But what is Norman worth long-term to the Panthers?
Many offered opinions via social media after a report surfaced recently that Norman, 28, was seeking $16 million a year in a long-term deal.
The consensus? Too much.
That’s understandable considering the salary-cap hell the Panthers were in ($16 million over the cap) before Dave Gettleman took over as general manager in December of 2013.
First, $16 million isn’t a hard number. It’s what Norman possibly could have earned on the open market had the tag not been applied.
In reality, Norman likely would take somewhere between $14 million and $16 million a year to stay with the Panthers. He’s played his entire football career in the Carolinas between Greenwood (S.C.) High, Coastal Carolina (Conway, S.C.) and now the Panthers. His preference is to remain at Carolina.
But Norman also knows this likely is his only shot at a big contract. He topped out at $1,591,750 last season as a Pro Bowl selection, and that was only because of a 59 percent pay raise based on playing time in his first three seasons.
So do the Panthers invest $14 million or more a year long-term on a player that will be 32 at the end of a four-year deal?
Darrelle Revis is the NFL's highest-paid cornerback with an average salary of $14,024,212 with the New York Jets. He is 30 with four more years left on his deal. So age obviously wasn’t a factor there.
Seattle’s Richard Sherman ranks third on the list after Revis and Arizona’s Patrick Peterson ($14,010,000) at $14 million. Sherman is 28 with three more years on his deal. Basically, about where Norman is. Age shouldn’t be a factor.
Norman currently is tied with Trumaine Johnson (Rams) for fourth in average salary among corners. The New York Giants recently rewarded Janoris Jenkins with a five-year, $62.5 million deal that averages out to $12.5 million a year.
The Panthers aren’t even at the $12.5M-a-year range in negotiations, which is why Norman hasn’t signed the tag. There’s no motivation to sign until the sides are close enough that both believe they’re bargaining in good faith.
Gettleman said last week at the NFL owners meeting that he was "very comfortable" having Norman play under the tag. Note that he went beyond comfortable and added "very," so it seems likely that’s where this is headed.

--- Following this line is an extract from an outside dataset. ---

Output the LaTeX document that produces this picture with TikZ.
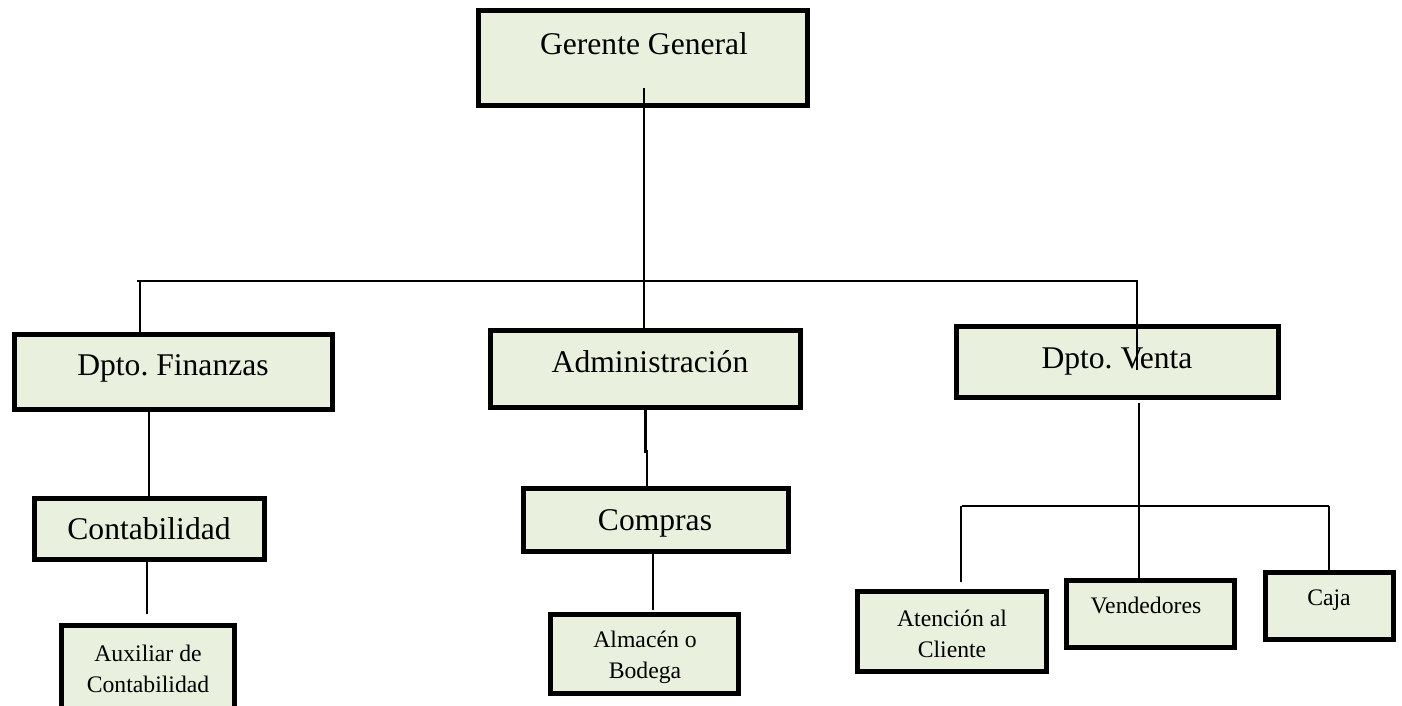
\documentclass[tikz,border=0pt]{standalone}
\usepackage{fontspec}
\setmainfont{Liberation Serif}
\frenchspacing
\definecolor{boxfill}{RGB}{233,240,221}
\tikzset{
  orgbox/.style={draw=black, line width=5pt, fill=boxfill, outer sep=0pt, inner sep=0pt, rectangle},
  bigtxt/.style={font=\fontsize{31.6}{38}\selectfont\frenchspacing, anchor=base, inner sep=0pt},
  smalltxt/.style={font=\fontsize{23.7}{31}\selectfont\frenchspacing, anchor=base, inner sep=0pt},
  conn/.style={draw=black, line width=2pt},
}
\begin{document}
\begin{tikzpicture}[x=1pt,y=-1pt]
\useasboundingbox[fill=white] (0,0) rectangle (1402,705);

% boxes
\node[orgbox, minimum width=329pt, minimum height=95pt] (gg) at (643,58) {};
\node[orgbox, minimum width=318pt, minimum height=75pt] (fin) at (173.5,372) {};
\node[orgbox, minimum width=310pt, minimum height=77pt] (adm) at (645.5,369) {};
\node[orgbox, minimum width=322pt, minimum height=71pt] (ven) at (1117.5,362) {};
\node[orgbox, minimum width=230pt, minimum height=61pt] (con) at (149.5,529) {};
\node[orgbox, minimum width=265pt, minimum height=63pt] (com) at (656,520) {};
\node[orgbox, minimum width=173pt, minimum height=86pt] (aux) at (148,668.5) {};
\node[orgbox, minimum width=188pt, minimum height=79pt] (alm) at (644.5,654) {};
\node[orgbox, minimum width=189pt, minimum height=80pt] (ate) at (952,631.5) {};
\node[orgbox, minimum width=168pt, minimum height=67pt] (vnd) at (1150.5,614) {};
\node[orgbox, minimum width=128pt, minimum height=67pt] (caj) at (1329.5,606) {};

% texts
\node[bigtxt] (ggt) at (644,54) {Gerente General};
\node[bigtxt] (fint) at (173,375) {Dpto. Finanzas};
\node[bigtxt] (admt) at (650,372) {Administración};
\node[bigtxt] (vent) at (1117,368) {Dpto. Venta};
\node[bigtxt] (cont) at (149,539) {Contabilidad};
\node[bigtxt] (comt) at (655,530) {Compras};
\node[smalltxt] (auxt1) at (148,661) {Auxiliar de};
\node[smalltxt] (auxt2) at (148,692) {Contabilidad};
\node[smalltxt] (almt1) at (645,647) {Almacén o};
\node[smalltxt] (almt2) at (645,678) {Bodega};
\node[smalltxt] (atet1) at (952,626) {Atención al};
\node[smalltxt] (atet2) at (952,657) {Cliente};
\node[smalltxt] (vndt) at (1146,613) {Vendedores};
\node[smalltxt] (cajt) at (1329,605) {Caja};

% connector points
\coordinate (ggdrop) at (644,88);
\coordinate (busL) at (137,281);
\coordinate (busR) at (1138,281);
\coordinate (finUp) at (140,281);
\coordinate (venUp) at (1137,281);
\coordinate (venIn) at (1137,370);
\coordinate (conEnd) at (147,614);
\coordinate (admMid) at (645,453);
\coordinate (comUp) at (647,450);
\coordinate (almEnd) at (653,610);
\coordinate (venDown) at (1139,403);
\coordinate (subL) at (962,506);
\coordinate (subR) at (1329,506);
\coordinate (ateEnd) at (961,582);

% connectors
\draw[conn] (ggdrop) -- (ggdrop |- adm.north);
\draw[conn] (busL) -- (busR);
\draw[conn] (finUp) -- (finUp |- fin.north);
\draw[conn] (venUp) -- (venIn);
\draw[conn] (fin.south -| 149,0) -- (con.north -| 149,0);
\draw[conn] (con.south -| conEnd) -- (conEnd);
\draw[line width=3pt] (adm.south -| admMid) -- (admMid);
\draw[conn] (comUp) -- (comUp |- com.north);
\draw[conn] (com.south -| almEnd) -- (almEnd);
\draw[conn] (venDown) -- (venDown |- vnd.north);
\draw[conn] (subL) -- (subR);
\draw[conn] (subL -| ateEnd) -- (ateEnd);
\draw[conn] (subR) -- (subR |- caj.north);
\end{tikzpicture}
\end{document}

Gettleman likely would feel more comfortable with a long-term deal closer to what Jenkins received. That would give him more flexibility in signing defensive tackle Kawann Short to a long-term deal prior to this season and tackle Star Lotulelei the following year.
Stat-wise, Jenkins and Norman were comparable in 2015. Jenkins had three interceptions, 15 passes defensed and 64 tackles. Norman had four interceptions, 18 passes defensed and 56 tackles.
Norman’s negotiating advantage? Opposing quarterbacks had an average passer rating of 54.0 against him last season, according to Pro Football Focus. No cornerback was better. Jenkins didn’t crack the top six with his rating of 93.8.
Norman considers himself a shutdown corner. He took offense to comments on the NFL Network this week in which the analysts said he wasn’t a shutdown corner and that there currently are no shutdown corners in the NFL.
Norman responded with this:
Must sleep real good at night knowing Nothing of The position an what it requires .. How are ... https://t.co/mMvF9qN03F— *Joshua R. Norman (@J_No24) March 29, 2016
Earlier this month, during an appearance on ESPN, Norman went so far as to list himself as one of the top five corners in NFL history. His others in order were Dick "Night Train" Lane, Mel Blount, Deion Sanders and Charles Woodson.
Norman has yet to prove he belongs among that group. Some would argue he hasn’t proven he’s worthy of $16 million a year.
Revis has been to seven Pro Bowls, Peterson to five and Sherman to three.
To elevate Norman $2 million a year more than any of them seems like a stretch. Norman didn’t appear on the national spotlight until midway through the 2014 season, and it wasn’t until this past season that he emerged as a star.
But the salary cap has increased significantly -- $133 million to $155 million -- since Peterson and Sherman got their big deals in 2014. It’ll take another jump in 2017. Considering that, $16 million a year isn’t so out of line. If Norman plays under the tag and performs at the level he did this past season, he could demand even more on the open market.
So what is Norman worth to the Panthers? Right now, it’s all about posturing. All we know for sure is $13,952,000 for 2016.